The teaser to the movie has various big-name US DJs — Frankie Knuckles, Louie Vega, Derrick Carter, Todd Terry, Larry Heard and Lil’ Louis himself (pictured above) — alongside assorted European DJs such as Pete Tong, Armin Van Buuren and David Guetta struggling to answer that question when it is put to them.

The doc also features interviews with Erick Morillo, Marshall Jefferson, Basement Jaxx, DJ Pierre, Farley ‘Jackmaster’ Funk, Steve ‘Silk’ Hurley, Ron Carroll and many many more talking about the story of Chicago house.

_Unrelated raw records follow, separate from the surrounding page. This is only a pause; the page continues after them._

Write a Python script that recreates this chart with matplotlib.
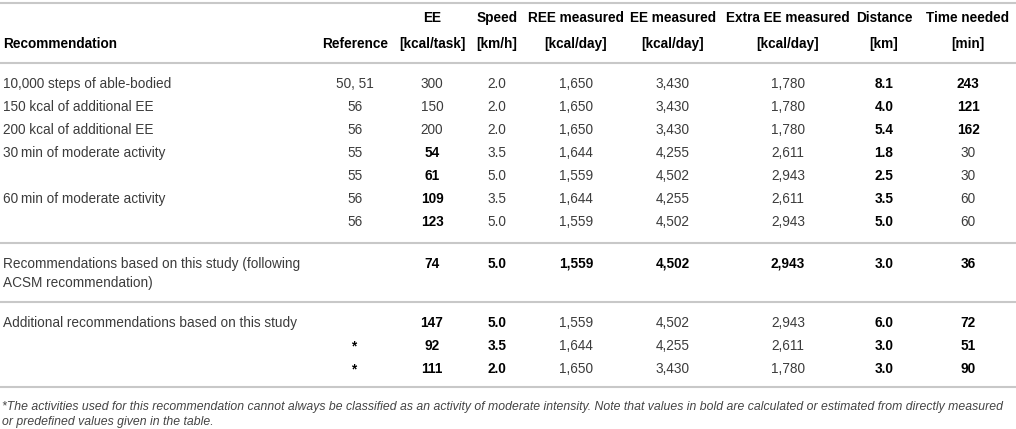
import matplotlib
matplotlib.use('Agg')
import matplotlib.pyplot as plt

plt.rcParams['font.family'] = ['Liberation Sans', 'DejaVu Sans']

# header (two lines)
head_top = ['', '', 'EE', 'Speed', 'REE measured', 'EE measured', 'Extra EE measured', 'Distance', 'Time needed']
head_bot = ['Recommendation', 'Reference', '[kcal/task]', '[km/h]', '[kcal/day]', '[kcal/day]', '[kcal/day]', '[km]', '[min]']

# group 1: literature recommendations
g1_names = ['10,000 steps of able-bodied', '150 kcal of additional EE', '200 kcal of additional EE',
            '30\u2009min of moderate activity', '', '60\u2009min of moderate activity', '']
g1_ref = ['50, 51', '56', '56', '55', '55', '56', '56']
g1_ee = ['300', '150', '200', '54', '61', '109', '123']
g1_speed = ['2.0', '2.0', '2.0', '3.5', '5.0', '3.5', '5.0']
g1_ree = ['1,650', '1,650', '1,650', '1,644', '1,559', '1,644', '1,559']
g1_eem = ['3,430', '3,430', '3,430', '4,255', '4,502', '4,255', '4,502']
g1_extra = ['1,780', '1,780', '1,780', '2,611', '2,943', '2,611', '2,943']
g1_dist = ['8.1', '4.0', '5.4', '1.8', '2.5', '3.5', '5.0']
g1_time = ['243', '121', '162', '30', '30', '60', '60']
# bold columns per row
g1_bold = [{7, 8}, {7, 8}, {7, 8}, {2, 7}, {2, 7}, {2, 7}, {2, 7}]

# group 2: this study (ACSM)
g2_name = ['Recommendations based on this study (following', 'ACSM recommendation)']
g2_vals = ['', '74', '5.0', '1,559', '4,502', '2,943', '3.0', '36']
g2_bold = {2, 3, 4, 5, 6, 7, 8}

# group 3: additional recommendations
g3_names = ['Additional recommendations based on this study', '', '']
g3_ref = ['', '*', '*']
g3_ee = ['147', '92', '111']
g3_speed = ['5.0', '3.5', '2.0']
g3_ree = ['1,559', '1,644', '1,650']
g3_eem = ['4,502', '4,255', '3,430']
g3_extra = ['2,943', '2,611', '1,780']
g3_dist = ['6.0', '3.0', '3.0']
g3_time = ['72', '51', '90']
g3_bold = {1, 2, 3, 7, 8}

footnote = ['*The activities used for this recommendation cannot always be classified as an activity of '
            'moderate intensity. Note that values in bold are calculated or estimated from directly measured',
            'or predefined values given in the table.']

# layout (pixels)
W, H = 1016, 429
col_x = [3, 355, 432, 497, 576, 673, 788, 884, 968]
row_h = 23
fs = 9.8
c_norm = '#3c3c3c'
c_bold = '#000000'
c_line = '#c8c8c8'

fig = plt.figure(figsize=(W / 100, H / 100), dpi=100)
ax = fig.add_axes([0, 0, 1, 1])
ax.set_xlim(0, W)
ax.set_ylim(H, 0)
ax.axis('off')


def cell(x_i, y, s, bold=False, left=False):
    if not s:
        return
    ax.text(col_x[x_i], y, s, ha='left' if left else 'center', va='baseline',
            fontsize=fs, fontweight='bold' if bold else 'normal',
            color=c_bold if bold else c_norm)


def hline(y):
    ax.axhline(y, color=c_line, lw=1.5)


hline(3)
for i in range(9):
    ax.text(col_x[i], 22, head_top[i], ha='left' if i == 0 else 'center', va='baseline',
            fontsize=fs, fontweight='bold', color=c_bold)
    ax.text(col_x[i], 48, head_bot[i], ha='left' if i == 0 else 'center', va='baseline',
            fontsize=fs, fontweight='bold', color=c_bold)
hline(63)

y0 = 88
for r in range(len(g1_names)):
    y = y0 + r * row_h
    vals = [g1_names[r], g1_ref[r], g1_ee[r], g1_speed[r], g1_ree[r], g1_eem[r],
            g1_extra[r], g1_dist[r], g1_time[r]]
    for c, v in enumerate(vals):
        cell(c, y, v, bold=c in g1_bold[r], left=c == 0)
hline(243)

y = 268
for k, line in enumerate(g2_name):
    cell(0, y + k * 19, line, left=True)
for c, v in enumerate(g2_vals, start=1):
    cell(c, y, v, bold=c in g2_bold)
hline(302)

y0 = 327
for r in range(len(g3_names)):
    y = y0 + r * row_h
    vals = [g3_names[r], g3_ref[r], g3_ee[r], g3_speed[r], g3_ree[r], g3_eem[r],
            g3_extra[r], g3_dist[r], g3_time[r]]
    for c, v in enumerate(vals):
        cell(c, y, v, bold=(c in g3_bold) and c > 0, left=c == 0)
hline(387)

for k, line in enumerate(footnote):
    ax.text(2, 410 + k * 15, line, ha='left', va='baseline', fontsize=8.85, style='italic',
            color='#444444')

fig.savefig('out.png', dpi=100)
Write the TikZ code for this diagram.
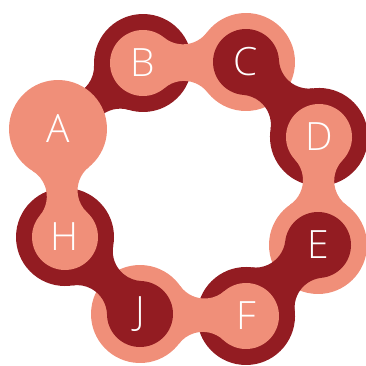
\documentclass[tikz,border=0pt]{standalone}
\usepackage{fontspec}
\setmainfont{Open Sans}[UprightFont=* Light]
\definecolor{wine}{HTML}{931C22}
\definecolor{salmon}{HTML}{F08F79}
\newcommand{\rsmall}{33}
\newcommand{\rbig}{49}
\newcommand{\rneck}{30}
\newcommand{\bone}[3]{%
  \path (#1); \pgfgetlastxy{\bxa}{\bya}
  \path (#2); \pgfgetlastxy{\bxb}{\byb}
  \pgfmathsetmacro{\bd}{veclen(\bxb-\bxa,\byb-\bya)}
  \pgfmathsetmacro{\ba}{atan2(\byb-\bya,\bxb-\bxa)}
  \pgfmathsetmacro{\fx}{((\rsmall+\rneck)^2-(\rbig+\rneck)^2+\bd^2)/(2*\bd)}
  \pgfmathsetmacro{\fh}{sqrt((\rsmall+\rneck)^2-\fx^2)}
  \pgfmathsetmacro{\tone}{atan2(\fh,\fx)}
  \pgfmathsetmacro{\ttwo}{atan2(\fh,\fx-\bd)}
  \begin{scope}[shift={(#1)},rotate=\ba]
  \fill[#3] (0,0) circle (\rsmall) (\bd,0) circle (\rbig);
  \fill[#3] (0,0) -- (\tone:\rsmall) arc[start angle=\tone-180,end angle=\ttwo-180,radius=\rneck]
    -- (\bd,0) -- ([shift={(\bd,0)}]-\ttwo:\rbig) arc[start angle=180-\ttwo,end angle=180-\tone,radius=\rneck] -- cycle;
  \end{scope}}
\tikzset{letter/.style={text=white,font=\fontsize{39}{39}\selectfont}}
\begin{document}
\begin{tikzpicture}[x=1pt,y=1pt]
\useasboundingbox (0,0) rectangle (366,365);

\coordinate (a) at (58,236);
\coordinate (b) at (143,302);
\coordinate (c) at (246,303);
\coordinate (d) at (319,228);
\coordinate (e) at (318,120);
\coordinate (f) at (246,49);
\coordinate (j) at (140,51);
\coordinate (h) at (65,128);

\bone{a}{b}{wine}
\bone{b}{c}{salmon}
\bone{c}{d}{wine}
\bone{d}{e}{salmon}
\bone{e}{f}{wine}
\bone{f}{j}{salmon}
\bone{j}{h}{wine}
\bone{h}{a}{salmon}

\node[letter] (A) at (a) {A};
\node[letter] (B) at (b) {B};
\node[letter] (C) at (c) {C};
\node[letter] (D) at (d) {D};
\node[letter] (E) at (e) {E};
\node[letter] (F) at (f) {F};
\node[letter] (J) at (j) {J};
\node[letter] (H) at (h) {H};
\end{tikzpicture}
\end{document}
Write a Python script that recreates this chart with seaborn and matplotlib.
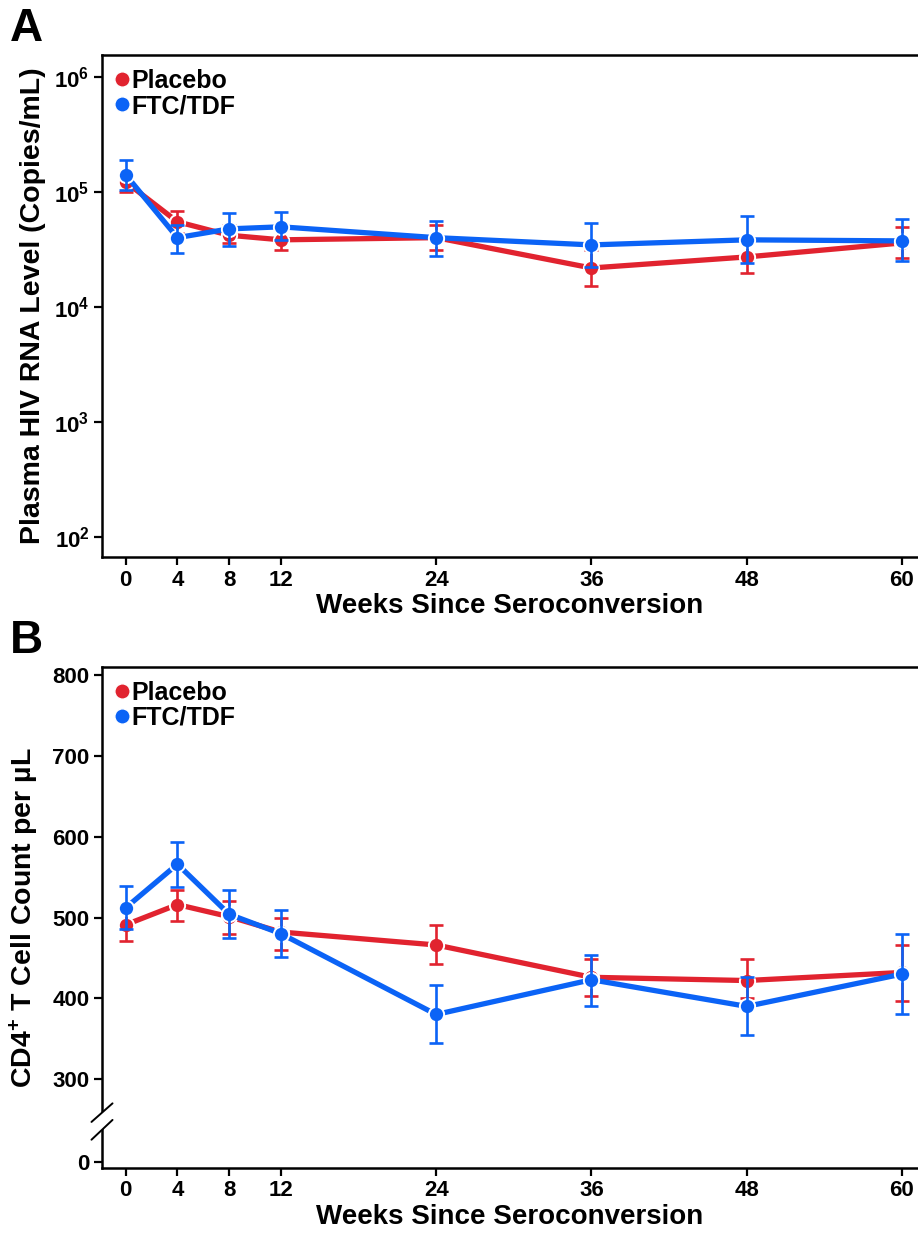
import numpy as np
import pandas as pd
import matplotlib
matplotlib.use("Agg")
import matplotlib.pyplot as plt
import seaborn as sns
from matplotlib.lines import Line2D
from matplotlib.patches import Polygon
import matplotlib.transforms as mtransforms

# ---------------- data ----------------
weeks = [0, 4, 8, 12, 24, 36, 48, 60]
groups = ["Placebo", "FTC/TDF"]

rna_placebo = [1.22e5, 5.5e4, 4.2e4, 3.83e4, 4.0e4, 2.18e4, 2.72e4, 3.6e4]
rna_placebo_lo = [1.0e5, 4.4e4, 3.6e4, 3.13e4, 3.13e4, 1.52e4, 1.98e4, 2.67e4]
rna_placebo_hi = [1.45e5, 6.8e4, 5.2e4, 4.9e4, 5.2e4, 3.1e4, 3.8e4, 4.97e4]
rna_ftc = [1.41e5, 4.0e4, 4.77e4, 4.97e4, 4.0e4, 3.46e4, 3.83e4, 3.75e4]
rna_ftc_lo = [1.04e5, 2.95e4, 3.4e4, 3.8e4, 2.77e4, 2.23e4, 2.4e4, 2.5e4]
rna_ftc_hi = [1.90e5, 5.2e4, 6.6e4, 6.7e4, 5.6e4, 5.4e4, 6.2e4, 5.8e4]

cd4_placebo = [491, 516, 501, 482, 466, 426, 422, 432]
cd4_placebo_lo = [471, 496, 479, 460, 442, 403, 400, 397]
cd4_placebo_hi = [510, 534, 520, 500, 491, 449, 449, 466]
cd4_ftc = [512, 566, 504, 480, 380, 423, 390, 430]
cd4_ftc_lo = [486, 538, 475, 451, 345, 391, 354, 381]
cd4_ftc_hi = [539, 594, 534, 509, 416, 454, 426, 479]

rna_ticks = [1e2, 1e3, 1e4, 1e5, 1e6]
rna_ticklabels = [r"$\mathbf{10^{2}}$", r"$\mathbf{10^{3}}$", r"$\mathbf{10^{4}}$",
                  r"$\mathbf{10^{5}}$", r"$\mathbf{10^{6}}$"]
cd4_ticklabels = ["0", "300", "400", "500", "600", "700", "800"]

# ---------------- style ----------------
sns.set_style("ticks")
plt.rcParams["font.family"] = ["Liberation Sans", "DejaVu Sans"]
plt.rcParams["font.weight"] = "bold"
plt.rcParams["text.color"] = "black"
plt.rcParams["axes.labelcolor"] = "black"
plt.rcParams["xtick.color"] = "black"
plt.rcParams["ytick.color"] = "black"
plt.rcParams["mathtext.fontset"] = "custom"
plt.rcParams["mathtext.bf"] = "Liberation Sans:bold"
plt.rcParams["mathtext.rm"] = "Liberation Sans:bold"
plt.rcParams["mathtext.it"] = "Liberation Sans:bold:italic"

RED = "#e1232f"
BLUE = "#0b63f6"
palette = {"Placebo": RED, "FTC/TDF": BLUE}

fig = plt.figure(figsize=(9.18, 12.4), dpi=100)
W, H = 918, 1240
axA = fig.add_axes([102 / W, 1 - 557 / H, (918 - 102) / W, (557 - 55) / H])
axB = fig.add_axes([102 / W, 1 - 1168 / H, (918 - 102) / W, (1168 - 667) / H])


def make_df(p, f):
    return pd.DataFrame({
        "week": weeks * 2,
        "value": list(p) + list(f),
        "group": ["Placebo"] * len(weeks) + ["FTC/TDF"] * len(weeks),
    })


def draw(ax, p, plo, phi, f, flo, fhi):
    df = make_df(p, f)
    for g, c, lo, hi, v, z in [("Placebo", RED, plo, phi, p, 2),
                               ("FTC/TDF", BLUE, flo, fhi, f, 4)]:
        sub = df[df.group == g]
        sns.lineplot(data=sub, x="week", y="value", color=c, lw=3.8,
                     marker="o", markersize=11, markeredgecolor="white",
                     markeredgewidth=1.4, errorbar=None, ax=ax, zorder=z,
                     legend=False)
        v = np.array(v)
        yerr = np.vstack([v - np.array(lo), np.array(hi) - v])
        ax.errorbar(weeks, v, yerr=yerr, fmt="none", ecolor=c, elinewidth=1.9,
                    capsize=5, capthick=1.9, zorder=z + 0.5)
    handles = [Line2D([], [], ls="none", marker="o", markersize=11,
                      markerfacecolor=palette[g], markeredgecolor="white",
                      markeredgewidth=1.0) for g in groups]
    ax.legend(handles, groups, loc="upper left", frameon=False,
              prop={"size": 18, "weight": "bold"}, handlelength=0.5,
              handletextpad=0.12, labelspacing=0.05, borderaxespad=0.3,
              borderpad=0.25, labelcolor="black")


draw(axA, rna_placebo, rna_placebo_lo, rna_placebo_hi, rna_ftc, rna_ftc_lo, rna_ftc_hi)
draw(axB, cd4_placebo, cd4_placebo_lo, cd4_placebo_hi, cd4_ftc, cd4_ftc_lo, cd4_ftc_hi)

for ax in (axA, axB):
    ax.set_xlim(-1.83, 61.24)
    ax.set_xticks(weeks)
    ax.set_xticklabels([str(w) for w in weeks])
    ax.set_xlabel("Weeks Since Seroconversion", fontsize=20, fontweight="bold",
                  labelpad=2, color="black")
    ax.tick_params(axis="both", direction="out", length=6, width=1.6,
                   labelsize=16, pad=3, color="black", labelcolor="black")
    for lab in ax.get_xticklabels() + ax.get_yticklabels():
        lab.set_fontweight("bold")
    for s in ("left", "bottom", "top"):
        ax.spines[s].set_linewidth(1.8)
        ax.spines[s].set_color("black")
    ax.spines["right"].set_visible(False)

# Panel A axis
axA.set_yscale("log")
axA.set_ylim(10 ** 1.826, 10 ** 6.19)
axA.set_yticks(rna_ticks)
axA.set_yticklabels(rna_ticklabels)
axA.yaxis.set_minor_locator(matplotlib.ticker.NullLocator())
axA.set_ylabel("Plasma HIV RNA Level (Copies/mL)", fontsize=20.5,
               fontweight="bold", labelpad=6, color="black")

# Panel B axis (broken between 0 and 300)
axB.set_ylim(190, 810)
axB.set_yticks([198, 300, 400, 500, 600, 700, 800])
axB.set_yticklabels(cd4_ticklabels)
axB.set_ylabel(r"CD4$^{\mathbf{+}}$ T Cell Count per µL", fontsize=20.5,
               fontweight="bold", labelpad=8, color="black")

# axis break marks
trans = mtransforms.blended_transform_factory(axB.transAxes, axB.transData)
dx = 0.0129
gap = Polygon([(-dx, 247), (dx, 270), (dx, 249.5), (-dx, 225)], closed=True,
              facecolor="white", edgecolor="none", transform=trans,
              clip_on=False, zorder=10)
axB.add_patch(gap)
axB.add_line(Line2D([-dx, dx], [247, 270], color="black", lw=1.4,
                    transform=trans, clip_on=False, zorder=11))
axB.add_line(Line2D([-dx, dx], [225, 249.5], color="black", lw=1.4,
                    transform=trans, clip_on=False, zorder=11))

# panel letters
fig.text(10 / W, 1 - 41 / H, "A", fontsize=33, fontweight="bold", va="baseline")
fig.text(10 / W, 1 - 653 / H, "B", fontsize=33, fontweight="bold", va="baseline")

fig.savefig("out.png", dpi=100)
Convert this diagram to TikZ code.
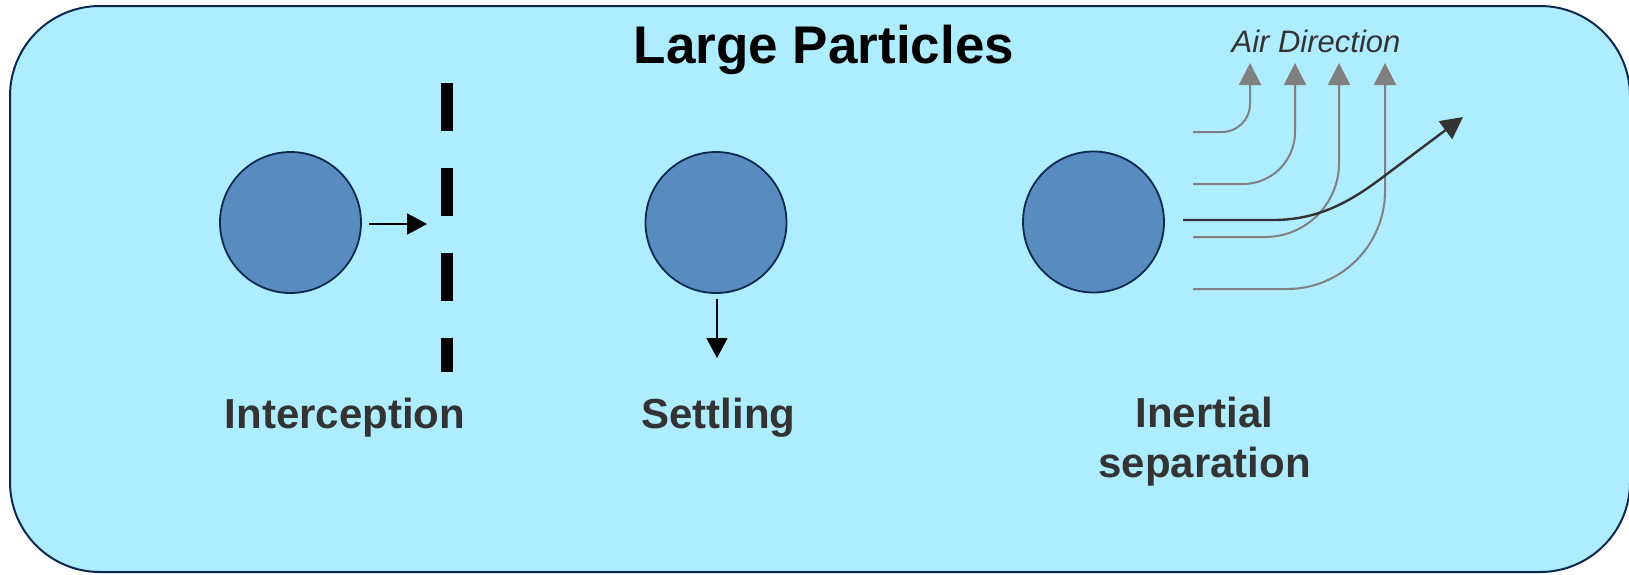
\documentclass[tikz,border=0pt]{standalone}
\usepackage{fontspec}
\setmainfont{Liberation Sans}
\usetikzlibrary{arrows.meta}
\definecolor{panelfill}{RGB}{174,236,255}
\definecolor{navy}{RGB}{12,40,80}
\definecolor{ballfill}{RGB}{88,139,190}
\definecolor{labelgray}{RGB}{51,51,51}
\definecolor{airgray}{RGB}{128,128,128}
\tikzset{
  panel/.style={draw=navy, line width=2pt, fill=panelfill, rounded corners=90pt},
  ball/.style={circle, draw=navy, line width=1.8pt, fill=ballfill, minimum size=141pt, inner sep=0pt},
  motion/.style={draw=black, line width=1.8pt, -{Triangle[length=20pt,width=21pt]}},
  airline/.style={draw=airgray, line width=2pt, -{Triangle[length=22pt,width=22pt]}},
  traj/.style={draw=labelgray, line width=2.4pt, -{Triangle[length=22pt,width=22pt]}},
  caption/.style={text=labelgray, font=\fontsize{42}{50}\selectfont\bfseries, anchor=base, inner sep=0pt, align=center},
  filterbar/.style={draw=black, line width=12pt, dash pattern=on 48pt off 37pt}
}
\begin{document}
\begin{tikzpicture}[x=1pt, y=-1pt]
\useasboundingbox (0,0) rectangle (1629,574);
\path[panel] (10,6) rectangle (1630,572);
% title
\node[anchor=base, inner sep=0pt, font=\fontsize{53}{58}\selectfont\bfseries] (title) at (824,63) {Large Particles};
\node[anchor=base, inner sep=0pt, text=labelgray, font=\fontsize{31}{34}\selectfont\itshape] (air) at (1316,52) {Air Direction};
% interception
\node[ball] (b1) at (290.5,222.5) {};
\coordinate (f1) at (446.5,83);
\coordinate (f2) at (446.5,372);
\draw[filterbar] (f1) -- (f2);
\coordinate (a1s) at (369,224);
\coordinate (a1e) at (427,224);
\draw[motion] (a1s) -- (a1e);
\node[caption] (l1) at (345,428) {Interception};
% settling
\node[ball] (b2) at (716,222.5) {};
\coordinate (a2s) at (717,299);
\coordinate (a2e) at (717,358);
\draw[motion] (a2s) -- (a2e);
\node[caption] (l2) at (718.5,428) {Settling};
% inertial separation
\node[ball] (b3) at (1093.5,222) {};
\coordinate (s1) at (1193,132);
\coordinate (t1) at (1250,63);
\coordinate (s2) at (1193,184);
\coordinate (t2) at (1295,63);
\coordinate (s3) at (1193,237);
\coordinate (t3) at (1339,63);
\coordinate (s4) at (1193,289);
\coordinate (t4) at (1385,63);
\draw[airline, rounded corners=28pt] (s1) -| (t1);
\draw[airline, rounded corners=52pt] (s2) -| (t2);
\draw[airline, rounded corners=74pt] (s3) -| (t3);
\draw[airline, rounded corners=98pt] (s4) -| (t4);
\coordinate (p0) at (1183,220);
\coordinate (p1) at (1273,220);
\coordinate (p2) at (1383,177);
\coordinate (p3) at (1463,117);
\draw[traj] (p0) -- (p1) .. controls (1318,220) and (1350,202) .. (p2) -- (p3);
\node[caption] (l3) at (1204.5,477) {Inertial\\[0pt]separation};
\end{tikzpicture}
\end{document}
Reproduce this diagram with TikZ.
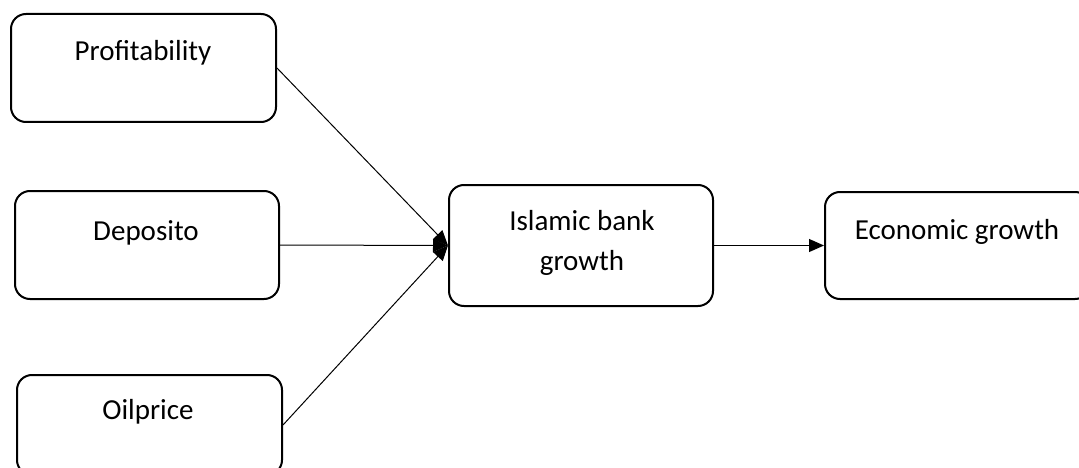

DJ Mag expects the documentary to be fascinating.

House music took its name from The Warehouse in Chicago, a black gay club in the early eighties where DJ Frankie Knuckles would extend old disco records using reel-to-reel tape and drum machines.

The first house record committed to vinyl is thought to be the primitively hypnotic ‘On & On’ by Jesse Saunders & Vince Lawrence in 1983 — although there is some dispute about that, as will no doubt be explained in Lil’ Louis’ film.

Jesse Saunders was again involved in the first international house hit, ‘Love Can’t Turn Around’ with Farley ‘Jackmaster’ Funk, and other early house hits included Steve ‘Silk’ Hurley’s ‘Jack Your Body’ and ‘Move Your Body’ by Marshall Jefferson.

With Chicago house enjoying a renaissance, this documentary looks set to be a fascinating watch.